By reforming the Tax on Big Financial Transactions Law, or IGTF, to apply a tax from 3% to 20% on transactions in USD in Venezuela, Nicolás Maduro is facing a dilemma similar to the one that part of the opposition stumbled upon when it asked for a recall referendum against him. If you consider Maduro illegitimate, how do you ask the CNE to remove him through a constitutional process? So when the government taxes transactions in dollars, isn’t it admitting as official a currency that has no proper legal grounds in the country’s current financial structure?
Anyhow, the government is spreading panic again, the worst thing in an economy, and keeping people in suspense as chavismo likes to do: nobody knows which definitive form this law, approved by the chavista-controlled National Assembly, will have once it’s published in the Official Gazette.

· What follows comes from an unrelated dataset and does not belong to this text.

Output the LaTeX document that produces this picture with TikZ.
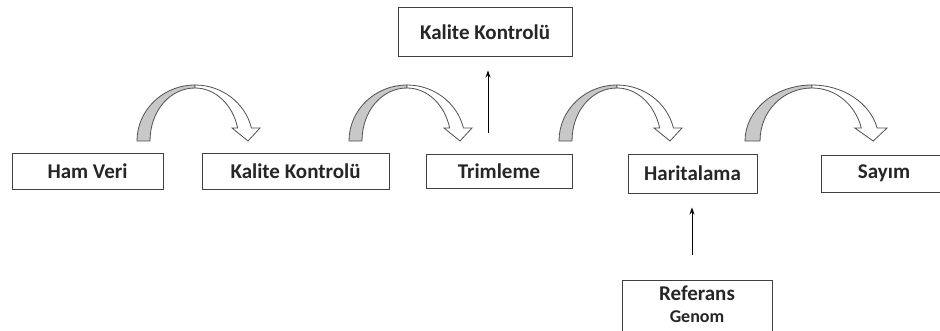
\documentclass[tikz,border=0pt]{standalone}
\usepackage{fontspec}
\setmainfont{Carlito}
\usetikzlibrary{arrows.meta}
\definecolor{boxline}{HTML}{404040}
\definecolor{crescent}{HTML}{C8C8C8}
\definecolor{arrowline}{HTML}{505050}
\tikzset{
  box/.style={draw=boxline, line width=1pt, fill=white, inner sep=0pt,
    font=\bfseries\fontsize{21}{25}\selectfont, text=black!85},
  lbl/.style={inner sep=0pt, text=black!85},
  thinarrow/.style={line width=1pt, -{Stealth[length=7pt,width=5pt]}},
  curvearrow/.pic={
    \filldraw[fill=crescent, draw=arrowline, line width=0.8pt]
      (-58,0) arc[start angle=180, end angle=90, x radius=58, y radius=56]
      -- (0,53) .. controls (-25,53) and (-45,30) .. (-45,0) -- cycle;
    \filldraw[fill=white, draw=arrowline, line width=0.8pt, line join=miter]
      (0,56) arc[start angle=90, end angle=13.4, x radius=58, y radius=56]
      -- (65,13) -- (53,0) -- (37,13) -- (42.65,13)
      arc[start angle=14.2, end angle=90, x radius=44, y radius=53] -- cycle;
  }
}
\begin{document}
\begin{tikzpicture}[x=1pt, y=1pt]
\clip (0,0) rectangle (940,330);
\fill[white] (0,0) rectangle (940,330);
% boxes
\node[box, minimum width=151, minimum height=36] (ham) at (87.5,159) {Ham Veri};
\node[box, minimum width=187, minimum height=36] (kk1) at (295.5,159) {Kalite Kontrolü};
\node[box, minimum width=146, minimum height=34] (trim) at (499,159) {Trimleme};
\node[box, minimum width=174, minimum height=49] (kk2) at (485,297.5) {Kalite Kontrolü};
\node[box, minimum width=129, minimum height=39] (har) at (692.5,156.5) {Haritalama};
\node[box, minimum width=126, minimum height=37] (say) at (884,156.5) {Sayım};
\node[box, minimum width=150, minimum height=60, anchor=north] (ref) at (697,50) {};
\node[lbl, font=\bfseries\fontsize{21}{25}\selectfont] (reft1) at (697,37) {Referans};
\node[lbl, font=\bfseries\fontsize{18}{22}\selectfont] (reft2) at (697,13) {Genom};
% curved block arrows
\pic (ca1) at (195,189) {curvearrow};
\pic (ca2) at (407,189) {curvearrow};
\pic (ca3) at (617,189) {curvearrow};
\pic[xscale=1.155] (ca4) at (812,189) {curvearrow};
% thin arrows
\draw[thinarrow, shorten <=21pt, shorten >=13pt]
  ([xshift=-11pt]trim.north) -- ([xshift=-11pt]trim.north |- kk2.south);
\draw[thinarrow, shorten <=25pt, shorten >=14pt]
  ([xshift=-5pt]ref.north) -- ([xshift=-5pt]ref.north |- har.south);
\end{tikzpicture}
\end{document}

In the meantime, the main business chamber, Fedecámaras, is warning through its president, Carlos Fernández, that this tax reform will take the country away from the path of relative economic recovery started in 2021, after eight years in recession and four years of hyperinflation. The new IGTF will stop the economic growth without recovering trust in the bolivar, increasing national output, or performing any structural adjustment.
Fedecámaras asked the government to postpone the implementation of the law and improve it after consulting the private sector, because a 20% tax on a financial transaction doesn’t make sense. “You can’t tax with 8% the purchase of a security, this just kills the opportunity,” said Fernández. “This would bring deep problems in sectors that have gained momentum, such as the agricultural stock exchange, about to consolidate, or the stock exchange that so many people are trying to reactivate.”
Fernández says the law won’t protect people with low income, as the government’s propaganda insists on saying, in a country where 60% of transactions are done in USD. Besides, the new tax would impact entire chains of value and production, stimulating fiscal evasion, informality, shortages, and inflation. “Those cases where the tax is high will create incentives to stop producing or importing that good, and fiscal voracity will drive small businesses out of formality to evade taxes.” So the business chamber proposes to leave ordinary citizens out of the tax, as well as small businesses. “They shouldn’t tax the food staples that everyone relies on and consider that many small businesses aren’t even able to collect taxes.”
“This was supposed to be a tax for special taxpayers, but it includes everyone now,” professor Camilo London told Efecto Cocuyo. “A retired person, the delivery boy, any ordinary citizen paying in dollars will be taxed, no matter if one’s poor or rich, whether purchasing medicine or a luxury item,” added tax lawyer Mariela Llovera. There are no minimum quantities to be taxed, one dollar paid, even for corn or eggs, will generate a 3% tax. “This will bring multiple-taxing and impact personal finances of all taxpayers with a non-deductible payment.”
“People are using dollars after the value of the bolivar collapsed,” says Llovera. “So this reform will cut everyone’s purchasing power. If you spend 100 dollars in medicine, the bank will automatically debit from your account another 3 to 8 dollars in IGTF. If you give 50 dollars in cash to your mom and she spends them in a supermarket qualified as a passive subject, she would have to use up to 20% of that money to pay the IGTF. If you are buying school items for your kids and paying with an app like Binance or Zelle, you’ll have to pay a tax as well, up to 20% of your budget.”
What happens if this moves forward then?
“I don’t think this law could get us back to hyperinflation in 2022,” says economist Tamara Herrera, from consulting firm Síntesis Financiera. “But it will have an impact, depending on its final version. I think the plan is not to impact consumption but operations between companies. But we’ll see.” Other experts like the economist Leonardo Vera concur with her appreciation.
Lawmakers Jesús Faría and Orlando Camacho, president and first vice president of the AN commission for economy and finances, said the new tax won’t apply to the stock market, small stores and the public markets. But Ramón Lobo, former president of the Central Bank (BCV), said that any customer at a supermarket or a drugstore would have to pay a tax of 3% in dollars or crypto, or a tax of 2% in bolivars or petros.
In 2021, the tax and customs agency SENIAT collected 7.8 billion bolivars, or 2.2 billion dollars, according to Síntesis Financiera. 13% of that came from IGTF, about 300 million dollars. So in 2022 the government wants more—in the National Assembly they talked about collecting 5.4% more—but it could backfire if it inhibits consumption and sparks evasion.
Companies of some size have been making transactions in dollars, because they were paying an IGTF no higher than 2% in bolivars. Now, the National Assembly wants to protect the bolivar and punish the use of dollars.
According to Tamara Herrera, the reform would tax transactions in dollars to dollar accounts, not transactions in dollars with debit cards belonging to the national banking system. People would be taxed when paying through Zelle, for instance, not with any transactions that imply currency exchange. She thinks that applying IGTF to payments in foreign currency is attacking the symptom, not the cause of the decline of bolivars, and will affect the improvements achieved in the local payment environment.